* _Stored data_
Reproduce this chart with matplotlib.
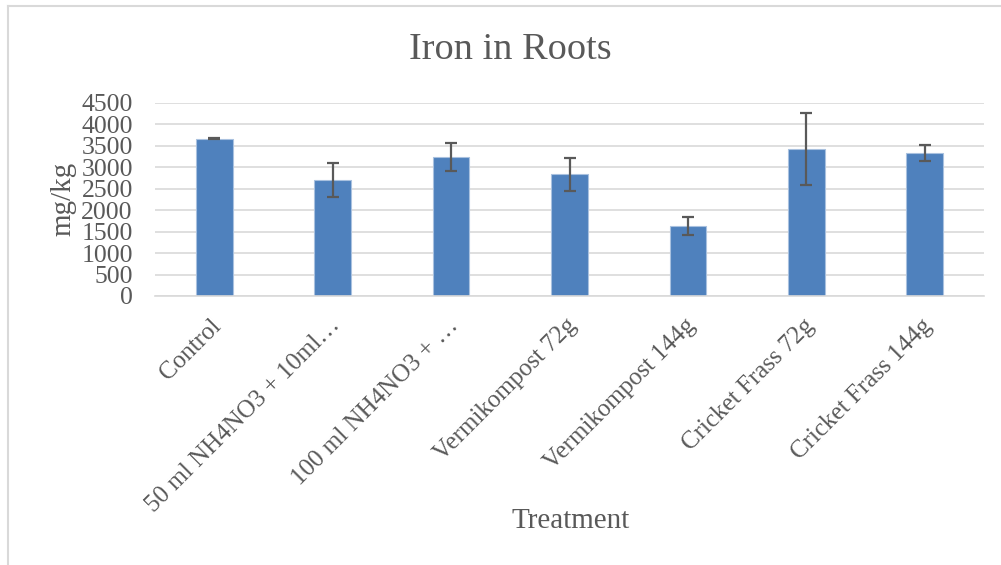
import matplotlib
matplotlib.use("Agg")
import matplotlib.pyplot as plt
from matplotlib.lines import Line2D
import matplotlib.transforms as mtransforms

categories = ["Control", "50 ml NH4NO3 + 10ml\u2026", "100 ml NH4NO3 + \u2026",
              "Vermikompost 72g", "Vermikompost 144g", "Cricket Frass 72g",
              "Cricket Frass 144g"]
values = [3665, 2690, 3235, 2830, 1630, 3415, 3330]
errors = [20, 395, 320, 380, 200, 840, 190]
yticks = [0, 500, 1000, 1500, 2000, 2500, 3000, 3500, 4000, 4500]

W, H = 1001, 565
plt.rcParams['font.family'] = ['Liberation Serif', 'DejaVu Serif']
text_color = '#595959'
grid_color = '#d9d9d9'

fig = plt.figure(figsize=(W / 100, H / 100), dpi=100)
ax = fig.add_axes([155 / W, 1 - 296 / H, (984 - 155) / W, (296 - 102.7) / H])

x = range(len(categories))
ax.bar(x, values, width=0.31, color='#4f81bd', edgecolor='#a9c1df', linewidth=0.8, zorder=2)
ax.errorbar(x, values, yerr=errors, fmt='none', ecolor='#595959', elinewidth=1.6,
            capsize=4.6, capthick=1.6, zorder=3)

ax.set_xlim(-0.5, len(categories) - 0.5)
ax.set_ylim(0, 4500)
ax.set_yticks(yticks)
ax.set_yticklabels([str(v) for v in yticks])
ax.grid(axis='y', color=grid_color, linewidth=1.2, zorder=0)
ax.set_axisbelow(True)
for s in ['top', 'right', 'left']:
    ax.spines[s].set_visible(False)
ax.spines['bottom'].set_color(grid_color)
ax.spines['bottom'].set_linewidth(1.2)
ax.tick_params(axis='both', length=0, colors=text_color)
ax.tick_params(axis='y', pad=16, labelsize=18.5)
ax.set_xticks(list(x))
ax.set_xticklabels(categories, rotation=45, ha='right', va='center',
                   rotation_mode='anchor')
ax.tick_params(axis='x', pad=19, labelsize=18)
offset = mtransforms.ScaledTranslation(4 / 100, 0, fig.dpi_scale_trans)
for lbl in ax.get_xticklabels():
    lbl.set_transform(lbl.get_transform() + offset)

fig.text(510 / W, 1 - 59.3 / H, "Iron in Roots", ha='center', va='baseline',
         fontsize=27.5, color=text_color)
fig.text(571 / W, 1 - 528 / H, "Treatment", ha='center', va='baseline',
         fontsize=21, color=text_color)
fig.text(63 / W, 1 - 199 / H, "mg/kg", ha='center', va='center', rotation=90,
         fontsize=21, color=text_color)

fig.add_artist(Line2D([7.5 / W, 1], [1 - 5.5 / H, 1 - 5.5 / H], color=grid_color,
                      linewidth=1.5, transform=fig.transFigure))
fig.add_artist(Line2D([8 / W, 8 / W], [0, 1 - 5.5 / H], color=grid_color,
                      linewidth=1.5, transform=fig.transFigure))

fig.savefig("out.png", dpi=100)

* _Requirements_
From the data, pick out every line that includes "matplotlib".

* _Complete answer_
Reproduce this chart with matplotlib.
import matplotlib
matplotlib.use("Agg")
import matplotlib.pyplot as plt
from matplotlib.lines import Line2D
import matplotlib.transforms as mtransforms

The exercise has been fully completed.